Is there a non-guessing way to do a simple division operation? I'm a newbie in math and while doing some exercises and reviewing basic operations I got myself thinking about something that is funny, at least.
If you want to divide, let's say, 13570 by 14 what you should do is: start by taking 1 and see if you can divide it by 14. Since you can't, you take the next number which is 3 making 13, also not divisible by 14. Then, you take the next one making 135 which is divisible by 14. 
The next step is the one that I would like to know a better solution. You have literally to guess how many times 14 fits in 135 before you can proceed. In this case it would be 9 with 8 as a reminder which would be taken to the next number so you can proceed.
So, is there a way that we can solve this without this "guessing"? 
Thanks
 A: For this particular problem it's a lot easier to use the power of subtraction. $13$ may be less than $14$, but it's not a whole lot less. In fact,
$$13570 = 14000 - 430.$$
It's pretty easy to divide $14000$ by $14$, so now all we have to do is divide $430$ by $14$. Here, if you know that $3 \cdot 14 = 42$, then $430 = 420 + 10$, so
$$13570 = 14000 - 420 - 10$$
hence $\frac{13570}{14} = 1000 - 30 - \frac{10}{14} = 970 - \frac{5}{7} = 969 + \frac{2}{7}.$ This is my preferred technique for dividing small numbers into large numbers; it requires that you are very comfortable with your multiplication tables, but it has the benefit of being very fast once you get used to it, even mentally. 
Another way of phrasing what I did is that $135$ is close to $140$, and it's easy to divide $140$ by $14$, so we might as well work with $140$ instead. 
A: Assume the dividend ($13570$ in your example) has hundreds of digits before or after the decimal point. If the divisor $d$ ($14$ in your example) has only finitely many decimal digits then it is enough to have a table of all multiples $d$, $2d$, $\ldots$, $9d$ handy (in your head or on paper), and at each step you can decide on the correct next digit of the quotient without guessing. It is another matter if your divisor has infinitely many decimal places, as in the case $d=\sqrt{2}$. It is possible to cook up examples where you have to look at more and more extra digits in the dividend before you can decide on the next digit of the quotient.
A: This is just me. I do it this way.
I got tired of all of the guessing stuff and just make a multiplication table. I am fairly quick at arithmetic so I can make the table pretty fast. So I get exercise doing multiplication and I make less mistakes doing long division.
I do it vertically, but here it makes more sense to do it horizontally.

*

*I start by setting it up

$$\begin{array}{r|r|r|r|r|r|r|r|r}
   1 & 2 & 3 & 4 & 5 & 6 & 7 & 8 & 9 \\
\hline
   14 & & & & & & & & &
\end{array}$$

*

*By consecutive doubling, I get the multipliers $2,4,$ and $8$.
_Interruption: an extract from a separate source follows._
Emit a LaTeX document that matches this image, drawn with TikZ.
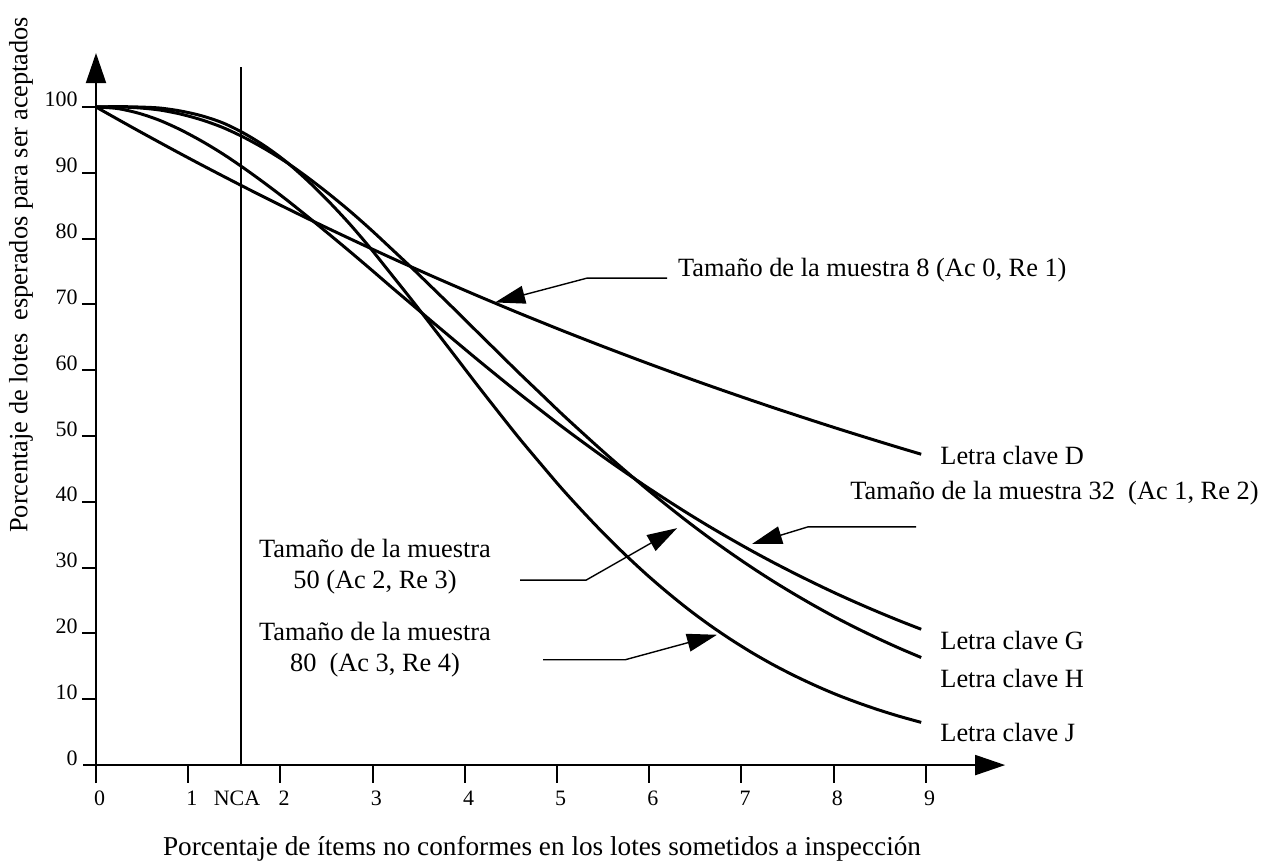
\documentclass[tikz,border=0pt]{standalone}
\usepackage{fontspec}
\setmainfont{Liberation Serif}
\usetikzlibrary{arrows.meta}

\tikzset{
  axis/.style={line width=1.1pt},
  curve/.style={line width=1.7pt},
  leader/.style={line width=0.8pt,-{Triangle[length=0.6cm,width=0.36cm]}},
  lbl/.style={font=\fontsize{15}{17.5}\selectfont,inner sep=0pt},
  ticklbl/.style={font=\fontsize{12.5}{15}\selectfont,inner sep=0pt},
  % -ln(1-t/100), series form (pgfmath ln is too rough here)
  declare function={lq(\t)=(\t+\t*\t/200+\t*\t*\t/300/100+\t*\t*\t*\t/4000/1000)/100;},
}

\begin{document}
\begin{tikzpicture}[x=1.844cm,y=0.1316cm,>={Triangle[length=0.6cm,width=0.4cm]}]
 \useasboundingbox (-1.0412,-14.59) rectangle (12.635,116.26);

 % axes
 \coordinate (ybot) at (0,-2.74);
 \coordinate (ytop) at (0,108.2);
 \coordinate (xleft) at (-0.141,0);
 \coordinate (xright) at (9.86,0);
 \draw[axis,->] (ybot) -- (ytop);
 \draw[axis,->] (xleft) -- (xright);
 \foreach \i in {1,...,9} \draw[axis] (\i,0) -- (\i,-2.74);
 \foreach \i in {0,...,9} \node[ticklbl] (xl\i) at (\i+0.04,-5.0) {\i};
 \foreach \v in {10,20,...,100} \draw[axis] (-0.152,\v) -- (0,\v);
 \foreach \v in {0,10,...,100} \node[ticklbl,anchor=base east] (yl\v) at (-0.195,\v) {\v};

 % NCA
 \coordinate (ncabot) at (1.573,0);
 \coordinate (ncatop) at (1.573,106.1);
 \draw[line width=0.8pt] (ncabot) -- (ncatop);
 \node[ticklbl] (nca) at (1.53,-5.0) {NCA};

 % OC curves
 \draw[curve] plot[smooth,domain=0:8.95,samples=40] (\x,{exp(4.60517-8*lq(\x))});
 \draw[curve] plot[smooth,domain=0:8.95,samples=40] (\x,{exp(4.60517-31*lq(\x))*((1-\x/100)+0.32*\x)});
 \draw[curve] plot[smooth,domain=0:8.95,samples=40] (\x,{exp(4.60517-48*lq(\x))*((1-\x/100)^2+0.5*\x*(1-\x/100)+0.1225*\x*\x)});
 \draw[curve] plot[smooth,domain=0:8.95,samples=40] (\x,{exp(4.60517-77*lq(\x))*((1-\x/100)^3+0.8*\x*(1-\x/100)^2+0.316*\x*\x*(1-\x/100)+0.08216*\x*\x*\x)});

 % labels
 \node[lbl,anchor=west] (lbl8) at (6.31,75.2) {Tamaño de la muestra 8 (Ac 0, Re 1)};
 \node[lbl,anchor=west] (lblD) at (9.154,47.1) {Letra clave D};
 \node[lbl,anchor=west] (lbl32) at (8.178,41.3) {Tamaño de la muestra 32\ \ (Ac 1, Re 2)};
 \node[lbl,anchor=west] (lblG) at (9.154,19.0) {Letra clave G};
 \node[lbl,anchor=west] (lblH) at (9.154,13.2) {Letra clave H};
 \node[lbl,anchor=west] (lblJ) at (9.154,5.0) {Letra clave J};
 \node[lbl,align=center] (lbl50) at (3.026,30.1) {Tamaño de la muestra\\50 (Ac 2, Re 3)};
 \node[lbl,align=center] (lbl80) at (3.026,17.5) {Tamaño de la muestra\\80\ \ (Ac 3, Re 4)};

 \node[lbl,rotate=90] (ytitle) at (-0.813,74.5) {Porcentaje de lotes\ \ esperados para ser aceptados};
 \node[lbl,font=\fontsize{15.5}{18}\selectfont] (xtitle) at (4.837,-12.77) {Porcentaje de ítems no conformes en los lotes sometidos a inspección};

 % leaders
 \coordinate (s8) at (6.193,74.0);
 \coordinate (b8) at (5.326,74.0);
 \coordinate (t8) at (4.328,70.3);
 \draw[leader] (s8) -- (b8) -- (t8);
 \coordinate (s32) at (8.894,36.2);
 \coordinate (b32) at (7.722,36.2);
 \coordinate (t32) at (7.115,33.6);
 \draw[leader] (s32) -- (b32) -- (t32);
 \coordinate (s50) at (4.599,28.1);
 \coordinate (b50) at (5.315,28.1);
 \coordinate (t50) at (6.302,36.0);
 \draw[leader] (s50) -- (b50) -- (t50);
 \coordinate (s80) at (4.848,16.0);
 \coordinate (b80) at (5.738,16.0);
 \coordinate (t80) at (6.735,19.8);
 \draw[leader] (s80) -- (b80) -- (t80);
\end{tikzpicture}
\end{document}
$$\begin{array}{c|c|c|c|c|c|c|c|c}
 1 & 2 & 3 & 4 & 5 & 6 & 7 & 8 & 9 \\
\hline
   14 & 28 & & 56 & & & & 112 &
\end{array}$$

*

*I get times $3$ by adding times $1$ and times $2$, $(14 + 28 = 42)$ or by just multiplying by $3$.


*I get times $6$ by doubling times $3$.
$$\begin{array}{c|c|c|c|c|c|c|c|c}
 1 & 2 & 3 & 4 & 5 & 6 & 7 & 8 & 9 \\
\hline
   14 & 28 & 42 & 56 & & 84 & & 112 &
\end{array}$$

*

*I get times $5$ by taking half of times $10$. $(140 \div 2 = 70$.)
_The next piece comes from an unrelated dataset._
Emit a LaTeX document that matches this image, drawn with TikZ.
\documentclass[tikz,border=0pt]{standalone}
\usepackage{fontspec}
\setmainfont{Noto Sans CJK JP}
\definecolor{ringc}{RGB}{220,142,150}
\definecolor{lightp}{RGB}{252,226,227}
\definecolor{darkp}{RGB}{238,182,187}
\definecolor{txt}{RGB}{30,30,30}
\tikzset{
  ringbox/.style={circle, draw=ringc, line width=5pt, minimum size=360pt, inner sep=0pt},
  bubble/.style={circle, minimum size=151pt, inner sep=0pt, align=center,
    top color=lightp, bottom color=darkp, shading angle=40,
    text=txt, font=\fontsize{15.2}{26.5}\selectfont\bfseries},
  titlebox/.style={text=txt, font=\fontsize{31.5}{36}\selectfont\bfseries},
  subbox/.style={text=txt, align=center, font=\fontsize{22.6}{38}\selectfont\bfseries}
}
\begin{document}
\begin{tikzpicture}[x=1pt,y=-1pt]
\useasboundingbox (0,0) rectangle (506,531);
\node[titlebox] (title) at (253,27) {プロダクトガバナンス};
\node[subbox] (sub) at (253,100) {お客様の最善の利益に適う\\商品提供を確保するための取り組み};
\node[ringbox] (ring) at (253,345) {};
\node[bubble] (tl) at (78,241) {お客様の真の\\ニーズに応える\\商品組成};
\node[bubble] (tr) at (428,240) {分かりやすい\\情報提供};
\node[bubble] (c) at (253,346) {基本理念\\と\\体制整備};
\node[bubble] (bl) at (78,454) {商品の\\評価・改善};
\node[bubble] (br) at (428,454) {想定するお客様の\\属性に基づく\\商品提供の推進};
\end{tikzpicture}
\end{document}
$$\begin{array}{c|c|c|c|c|c|c|c|c}
 1 & 2 & 3 & 4 & 5 & 6 & 7 & 8 & 9 \\
\hline
   14 & 28 & 42 & 56 & 70 & 84 & & 112 &
\end{array}$$

*

*I get times $7$ by adding times $3$ and times $4$ ($42 + 56 = 98$).

$$\begin{array}{c|c|c|c|c|c|c|c|c}
 1 & 2 & 3 & 4 & 5 & 6 & 7 & 8 & 9 \\
\hline
   14 & 28 & 42 & 56 & 70 & 84 & 98 & 112 &
\end{array}$$

*

*Finally, I get times $9$ by adding times $4$ and times $5$ ($56 + 70 = 126$). I usually check by adding times $1$ and checking that I get times $10$ $(126 + 14 = 140$).

$$\begin{array}{c|c|c|c|c|c|c|c|c}
 1 & 2 & 3 & 4 & 5 & 6 & 7 & 8 & 9 \\
\hline
   14 & 28 & 42 & 56 & 70 & 84 & 98 & 112 & 126
\end{array}$$
This may not be the quickest way, but, with practice, it is pretty fast and pretty accurate. With large divisors, I find that I prefer doing it this way.